→ **STORED DATA**

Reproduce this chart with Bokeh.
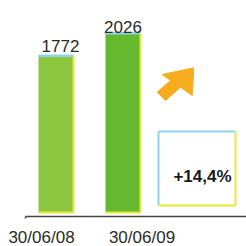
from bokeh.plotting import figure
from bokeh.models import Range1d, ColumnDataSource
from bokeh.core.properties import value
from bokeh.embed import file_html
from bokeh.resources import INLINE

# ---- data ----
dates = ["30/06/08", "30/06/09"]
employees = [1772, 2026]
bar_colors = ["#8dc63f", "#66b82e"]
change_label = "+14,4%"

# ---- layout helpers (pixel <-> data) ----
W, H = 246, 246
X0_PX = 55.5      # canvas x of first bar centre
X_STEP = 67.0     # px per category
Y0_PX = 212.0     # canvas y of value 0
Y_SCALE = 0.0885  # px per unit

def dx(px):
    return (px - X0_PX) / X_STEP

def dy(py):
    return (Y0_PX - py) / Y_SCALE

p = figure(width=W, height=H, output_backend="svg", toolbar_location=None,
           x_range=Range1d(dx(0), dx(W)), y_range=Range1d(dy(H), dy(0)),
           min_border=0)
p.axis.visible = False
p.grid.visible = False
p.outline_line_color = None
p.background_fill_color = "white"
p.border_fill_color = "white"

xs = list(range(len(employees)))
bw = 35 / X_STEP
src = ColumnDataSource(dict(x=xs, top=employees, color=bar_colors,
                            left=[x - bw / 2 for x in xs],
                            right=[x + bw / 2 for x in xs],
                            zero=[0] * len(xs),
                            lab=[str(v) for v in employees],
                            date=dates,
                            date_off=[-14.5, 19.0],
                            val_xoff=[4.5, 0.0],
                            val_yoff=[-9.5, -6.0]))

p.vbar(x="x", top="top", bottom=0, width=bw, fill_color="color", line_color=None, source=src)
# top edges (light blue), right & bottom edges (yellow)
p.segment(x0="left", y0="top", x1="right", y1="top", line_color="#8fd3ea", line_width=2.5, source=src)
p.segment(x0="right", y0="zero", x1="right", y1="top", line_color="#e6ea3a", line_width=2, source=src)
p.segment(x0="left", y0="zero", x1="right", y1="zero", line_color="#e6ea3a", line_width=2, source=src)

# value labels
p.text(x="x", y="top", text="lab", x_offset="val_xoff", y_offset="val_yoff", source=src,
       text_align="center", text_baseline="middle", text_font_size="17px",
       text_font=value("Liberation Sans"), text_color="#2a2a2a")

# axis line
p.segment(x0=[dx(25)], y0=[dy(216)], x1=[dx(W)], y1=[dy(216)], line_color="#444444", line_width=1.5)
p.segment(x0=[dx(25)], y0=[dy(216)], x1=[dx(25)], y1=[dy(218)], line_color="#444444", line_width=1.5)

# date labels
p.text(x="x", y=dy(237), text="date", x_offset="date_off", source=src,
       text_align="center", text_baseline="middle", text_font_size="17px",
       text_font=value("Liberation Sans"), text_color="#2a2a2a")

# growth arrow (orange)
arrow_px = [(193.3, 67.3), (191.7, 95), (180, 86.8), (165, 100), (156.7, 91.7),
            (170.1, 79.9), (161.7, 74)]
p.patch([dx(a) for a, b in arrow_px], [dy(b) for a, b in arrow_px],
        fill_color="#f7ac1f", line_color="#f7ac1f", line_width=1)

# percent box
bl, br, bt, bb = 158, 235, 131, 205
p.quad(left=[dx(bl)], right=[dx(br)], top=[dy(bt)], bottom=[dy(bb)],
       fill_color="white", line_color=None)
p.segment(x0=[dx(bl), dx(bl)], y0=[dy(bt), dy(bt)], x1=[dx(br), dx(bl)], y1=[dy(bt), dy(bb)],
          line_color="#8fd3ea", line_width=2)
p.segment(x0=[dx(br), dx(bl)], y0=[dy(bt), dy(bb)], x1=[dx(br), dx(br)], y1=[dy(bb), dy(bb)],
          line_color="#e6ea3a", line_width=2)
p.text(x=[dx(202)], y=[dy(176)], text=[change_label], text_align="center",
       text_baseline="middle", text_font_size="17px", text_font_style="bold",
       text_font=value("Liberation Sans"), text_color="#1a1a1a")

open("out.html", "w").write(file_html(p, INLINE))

→ **STATED EXERCISE**
Print each line of the material above exactly, with the pictures removed from your copy.

→ **TASK RESULT**
Reproduce this chart with Bokeh.
from bokeh.plotting import figure
from bokeh.models import Range1d, ColumnDataSource
from bokeh.core.properties import value
from bokeh.embed import file_html
from bokeh.resources import INLINE

# ---- data ----
dates = ["30/06/08", "30/06/09"]
employees = [1772, 2026]
bar_colors = ["#8dc63f", "#66b82e"]
change_label = "+14,4%"

# ---- layout helpers (pixel <-> data) ----
W, H = 246, 246
X0_PX = 55.5      # canvas x of first bar centre
X_STEP = 67.0     # px per category
Y0_PX = 212.0     # canvas y of value 0
Y_SCALE = 0.0885  # px per unit

def dx(px):
    return (px - X0_PX) / X_STEP

def dy(py):
    return (Y0_PX - py) / Y_SCALE

p = figure(width=W, height=H, output_backend="svg", toolbar_location=None,
           x_range=Range1d(dx(0), dx(W)), y_range=Range1d(dy(H), dy(0)),
           min_border=0)
p.axis.visible = False
p.grid.visible = False
p.outline_line_color = None
p.background_fill_color = "white"
p.border_fill_color = "white"

xs = list(range(len(employees)))
bw = 35 / X_STEP
src = ColumnDataSource(dict(x=xs, top=employees, color=bar_colors,
                            left=[x - bw / 2 for x in xs],
                            right=[x + bw / 2 for x in xs],
                            zero=[0] * len(xs),
                            lab=[str(v) for v in employees],
                            date=dates,
                            date_off=[-14.5, 19.0],
                            val_xoff=[4.5, 0.0],
                            val_yoff=[-9.5, -6.0]))

p.vbar(x="x", top="top", bottom=0, width=bw, fill_color="color", line_color=None, source=src)
# top edges (light blue), right & bottom edges (yellow)
p.segment(x0="left", y0="top", x1="right", y1="top", line_color="#8fd3ea", line_width=2.5, source=src)
p.segment(x0="right", y0="zero", x1="right", y1="top", line_color="#e6ea3a", line_width=2, source=src)
p.segment(x0="left", y0="zero", x1="right", y1="zero", line_color="#e6ea3a", line_width=2, source=src)

# value labels
p.text(x="x", y="top", text="lab", x_offset="val_xoff", y_offset="val_yoff", source=src,
       text_align="center", text_baseline="middle", text_font_size="17px",
       text_font=value("Liberation Sans"), text_color="#2a2a2a")

# axis line
p.segment(x0=[dx(25)], y0=[dy(216)], x1=[dx(W)], y1=[dy(216)], line_color="#444444", line_width=1.5)
p.segment(x0=[dx(25)], y0=[dy(216)], x1=[dx(25)], y1=[dy(218)], line_color="#444444", line_width=1.5)

# date labels
p.text(x="x", y=dy(237), text="date", x_offset="date_off", source=src,
       text_align="center", text_baseline="middle", text_font_size="17px",
       text_font=value("Liberation Sans"), text_color="#2a2a2a")

# growth arrow (orange)
arrow_px = [(193.3, 67.3), (191.7, 95), (180, 86.8), (165, 100), (156.7, 91.7),
            (170.1, 79.9), (161.7, 74)]
p.patch([dx(a) for a, b in arrow_px], [dy(b) for a, b in arrow_px],
        fill_color="#f7ac1f", line_color="#f7ac1f", line_width=1)

# percent box
bl, br, bt, bb = 158, 235, 131, 205
p.quad(left=[dx(bl)], right=[dx(br)], top=[dy(bt)], bottom=[dy(bb)],
       fill_color="white", line_color=None)
p.segment(x0=[dx(bl), dx(bl)], y0=[dy(bt), dy(bt)], x1=[dx(br), dx(bl)], y1=[dy(bt), dy(bb)],
          line_color="#8fd3ea", line_width=2)
p.segment(x0=[dx(br), dx(bl)], y0=[dy(bt), dy(bb)], x1=[dx(br), dx(br)], y1=[dy(bb), dy(bb)],
          line_color="#e6ea3a", line_width=2)
p.text(x=[dx(202)], y=[dy(176)], text=[change_label], text_align="center",
       text_baseline="middle", text_font_size="17px", text_font_style="bold",
       text_font=value("Liberation Sans"), text_color="#1a1a1a")

open("out.html", "w").write(file_html(p, INLINE))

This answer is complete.